National headlines rarely explain how college NIL policies differ from Texas high school rules. They rarely clarify that turning 18 does not automatically unlock endorsement freedom for high school athletes. Compensation tied to performance remains prohibited. Recruiting inducements remain off limits. Eligibility standards still govern participation.

These distinctions are not technicalities. They carry real consequences for families who misunderstand them.

I’ve spoken with Texas parents who assume that because an athlete in another state announced a lucrative NIL deal online, similar opportunities must exist here. That assumption alone can create unnecessary pressure and risky decision-making.

Revenue sharing has added another layer. Some colleges are now distributing defined revenues directly to student-athletes under emerging models. But those arrangements are institutional, variable and far from uniform. They are not recruiting guarantees.

When outlier deals dominate headlines, perspective disappears. The vast majority of student-athletes, even at the Division I level, will not receive transformational compensation. Their success will still depend on development, coaching stability, academic alignment and fit.

What has changed is the speed of information and the expectation that families process it without structured guidance.

Problems rarely begin with a signed contract.
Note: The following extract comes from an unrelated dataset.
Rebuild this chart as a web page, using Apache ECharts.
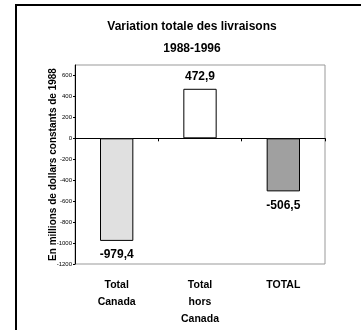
<!DOCTYPE html>
<html>
<head>
<meta charset="utf-8">
<script src="https://cdn.jsdelivr.net/npm/echarts@6/dist/echarts.min.js"></script>
<style>
  html, body { margin: 0; padding: 0; background: #fff; }
  #chart { width: 361px; height: 330px; }
</style>
</head>
<body>
<div id="chart"></div>
<script>
// Shipments change 1988-1996, millions of constant 1988 dollars
const categories = ['Total\nCanada', 'Total\nhors\nCanada', 'TOTAL'];
const values = [-979.4, 472.9, -506.5];
const barColors = ['#e0e0e0', '#ffffff', '#a0a0a0'];
const yTicks = [-1200, -1000, -800, -600, -400, -200, 0, 200, 400, 600];

const FONT = '"Liberation Sans", Arial, sans-serif';

const chart = echarts.init(document.getElementById('chart'), null, { renderer: 'canvas' });

const fmt = v => v.toFixed(1).replace('.', ',');

chart.setOption({
  animation: false,
  backgroundColor: '#fff',
  title: {
    text: 'Variation totale des livraisons\n1988-1996',
    left: 187,
    textAlign: 'center',
    top: 11,
    textStyle: {
      fontFamily: FONT,
      fontWeight: 'bold',
      fontSize: 12,
      lineHeight: 22,
      color: '#000'
    }
  },
  graphic: [{
    type: 'rect',
    shape: { x: 16, y: 5, width: 400, height: 400 },
    style: { fill: 'none', stroke: '#000', lineWidth: 2 },
    silent: true
  }],
  grid: {
    left: 75, right: 36, top: 65, bottom: 66,
    show: true, borderColor: '#999', borderWidth: 1, backgroundColor: 'transparent'
  },
  xAxis: {
    type: 'category',
    data: categories,
    axisLine: { onZero: true, lineStyle: { color: '#000', width: 1 } },
    axisTick: { show: true, alignWithLabel: false, length: 3, lineStyle: { color: '#000' } },
    axisLabel: {
      interval: 0,
      margin: 13,
      fontFamily: FONT,
      fontWeight: 'bold',
      fontSize: 10.5,
      lineHeight: 17,
      color: '#000',
      verticalAlign: 'top'
    },
    position: 'bottom'
  },
  yAxis: {
    type: 'value',
    min: -1200,
    max: 700,
    interval: 200,
    name: 'En millions de dollars constants de 1988',
    nameLocation: 'middle',
    nameGap: 17,
    nameMoveOverlap: false,
    nameTextStyle: {
      fontFamily: FONT,
      fontWeight: 'bold',
      fontSize: 10,
      color: '#000'
    },
    splitLine: { show: false },
    axisLine: { show: true, lineStyle: { color: '#000', width: 1 } },
    axisTick: { show: true, length: 2, customValues: yTicks, lineStyle: { color: '#000' } },
    axisLabel: {
      customValues: yTicks,
      margin: 3,
      formatter: v => String(v),
      fontFamily: FONT,
      fontSize: 6,
      color: '#000'
    }
  },
  series: [{
    type: 'bar',
    barWidth: '40%',
    data: values.map((v, i) => ({
      value: v,
      itemStyle: { color: barColors[i], borderColor: '#000', borderWidth: 1 },
      label: { position: v < 0 ? 'bottom' : 'top', distance: v < 0 ? 8 : 6 }
    })),
    label: {
      show: true,
      formatter: p => fmt(p.value),
      fontFamily: FONT,
      fontWeight: 'bold',
      fontSize: 12,
      color: '#000'
    }
  }]
});
</script>
</body>
</html>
They begin with implication. “This could turn into something later.” “Other schools are doing it.” “We will finalize the structure after commitment.”

Vagueness creates urgency. Urgency creates pressure. Pressure produces rushed decisions that affect entire households.

If Texas is serious about protecting student-athletes, it must also prioritize educating their families. Parent education in this era is not optional; it is part of responsible governance.

Legislators, governance bodies, school associations and parent organizations should collaborate to provide clear, standardized explanations of how college NIL and revenue sharing actually work. Institutions should offer transparent communication about revenue-sharing realities and financial literacy basics, including tax implications. State policymakers should ensure that statutory changes are accompanied by practical guidance for families, not just compliance language for institutions.

This is not an argument against NIL or revenue sharing. Change was inevitable. Confusion is not.

Texas families deserve accurate information delivered before recruiting pressure peaks. They deserve transparency from institutions. They deserve clarity about the difference between possibility and promise.

Most of all, they deserve recognition as essential stakeholders in a system that increasingly affects their homes as much as their athletes.

Texas has long produced exceptional student-athletes. That tradition was built on preparation, discipline and family support.

NIL and revenue sharing are now part of the environment. They should not displace the families who continue to anchor it.

Texas families do not need hype. They need clarity. And Texas leaders should make that clarity a priority.